-- Begin Listing --

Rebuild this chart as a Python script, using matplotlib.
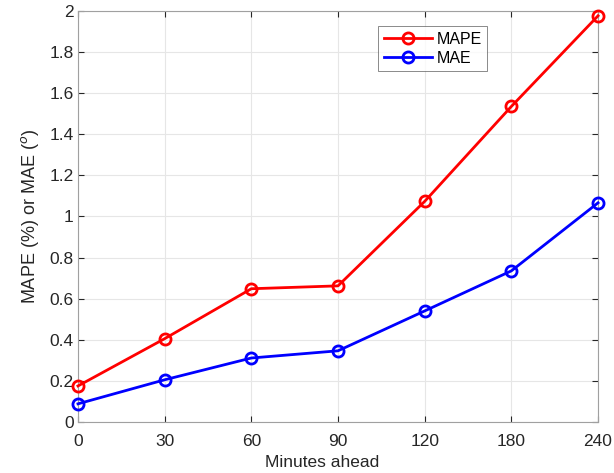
import matplotlib.pyplot as plt

minutes = ['0', '30', '60', '90', '120', '180', '240']
mape = [0.175, 0.405, 0.648, 0.662, 1.073, 1.535, 1.976]
mae = [0.088, 0.205, 0.311, 0.346, 0.540, 0.735, 1.066]

plt.rcParams['font.family'] = ['Liberation Sans', 'DejaVu Sans']

fig = plt.figure(figsize=(6.14, 4.73), dpi=100)
ax = fig.add_axes([0.127, 0.108, 0.847, 0.869])

x = list(range(len(minutes)))
ax.plot(x, mape, '-o', color='red', lw=2, ms=8, mew=2, mfc='none', label='MAPE', clip_on=False, zorder=3)
ax.plot(x, mae, '-o', color='blue', lw=2, ms=8, mew=2, mfc='none', label='MAE', clip_on=False, zorder=3)

ax.set_xlim(0, len(minutes) - 1)
ax.set_ylim(0, 2)
ax.set_xticks(x)
ax.set_xticklabels(minutes)
ax.set_yticks([i / 10 for i in range(0, 21, 2)])
ax.set_yticklabels(['0', '0.2', '0.4', '0.6', '0.8', '1', '1.2', '1.4', '1.6', '1.8', '2'])

ax.grid(True, color='#e6e6e6', lw=0.8)
ax.set_axisbelow(True)
for s in ax.spines.values():
    s.set_color('#a0a0a0')
ax.tick_params(direction='in', colors='#262626', labelsize=12.5, length=4, top=True, right=True)
ax.tick_params(axis='x', pad=9)
ax.tick_params(axis='y', pad=3)

ax.set_xlabel('Minutes ahead', fontsize=12.5, color='#262626', labelpad=4)
ax.xaxis.label.set_x(0.47)
ax.set_ylabel('MAPE (%) or MAE ($^{o}$)', fontsize=13, color='#262626', labelpad=6)

leg = ax.legend(loc='upper left', bbox_to_anchor=(0.577, 0.963), fontsize=11.5, fancybox=False,
                handlelength=3, borderpad=0.35, labelspacing=0.25, handletextpad=0.3,
                borderaxespad=0)
leg.get_frame().set_edgecolor('#555555')
leg.get_frame().set_linewidth(0.6)

fig.savefig('out.png', dpi=100)
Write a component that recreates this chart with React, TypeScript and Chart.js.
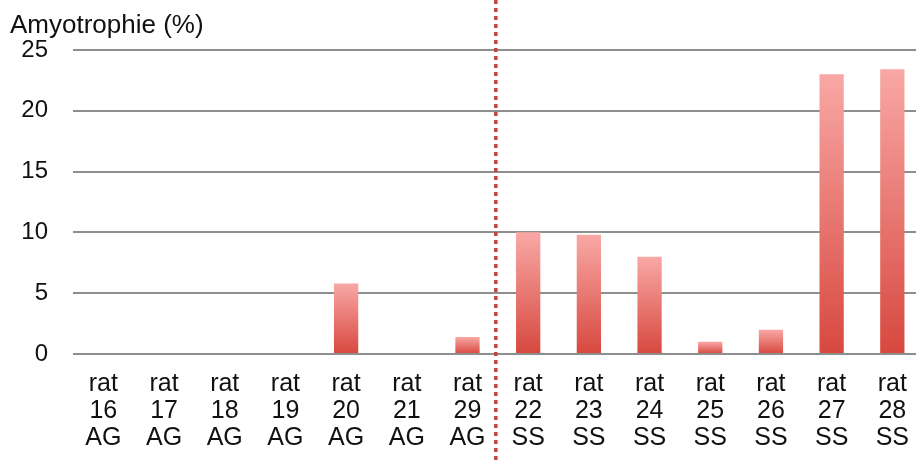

-- End Listing --

§ **What the exercise asks**
Transcribe every entry above exactly. Omit all pictures.

§ **Exercise output**
Rebuild this chart as a Python script, using matplotlib.
import matplotlib.pyplot as plt

minutes = ['0', '30', '60', '90', '120', '180', '240']
mape = [0.175, 0.405, 0.648, 0.662, 1.073, 1.535, 1.976]
mae = [0.088, 0.205, 0.311, 0.346, 0.540, 0.735, 1.066]

plt.rcParams['font.family'] = ['Liberation Sans', 'DejaVu Sans']

fig = plt.figure(figsize=(6.14, 4.73), dpi=100)
ax = fig.add_axes([0.127, 0.108, 0.847, 0.869])

x = list(range(len(minutes)))
ax.plot(x, mape, '-o', color='red', lw=2, ms=8, mew=2, mfc='none', label='MAPE', clip_on=False, zorder=3)
ax.plot(x, mae, '-o', color='blue', lw=2, ms=8, mew=2, mfc='none', label='MAE', clip_on=False, zorder=3)

ax.set_xlim(0, len(minutes) - 1)
ax.set_ylim(0, 2)
ax.set_xticks(x)
ax.set_xticklabels(minutes)
ax.set_yticks([i / 10 for i in range(0, 21, 2)])
ax.set_yticklabels(['0', '0.2', '0.4', '0.6', '0.8', '1', '1.2', '1.4', '1.6', '1.8', '2'])

ax.grid(True, color='#e6e6e6', lw=0.8)
ax.set_axisbelow(True)
for s in ax.spines.values():
    s.set_color('#a0a0a0')
ax.tick_params(direction='in', colors='#262626', labelsize=12.5, length=4, top=True, right=True)
ax.tick_params(axis='x', pad=9)
ax.tick_params(axis='y', pad=3)

ax.set_xlabel('Minutes ahead', fontsize=12.5, color='#262626', labelpad=4)
ax.xaxis.label.set_x(0.47)
ax.set_ylabel('MAPE (%) or MAE ($^{o}$)', fontsize=13, color='#262626', labelpad=6)

leg = ax.legend(loc='upper left', bbox_to_anchor=(0.577, 0.963), fontsize=11.5, fancybox=False,
                handlelength=3, borderpad=0.35, labelspacing=0.25, handletextpad=0.3,
                borderaxespad=0)
leg.get_frame().set_edgecolor('#555555')
leg.get_frame().set_linewidth(0.6)

fig.savefig('out.png', dpi=100)
Write a component that recreates this chart with React, TypeScript and Chart.js.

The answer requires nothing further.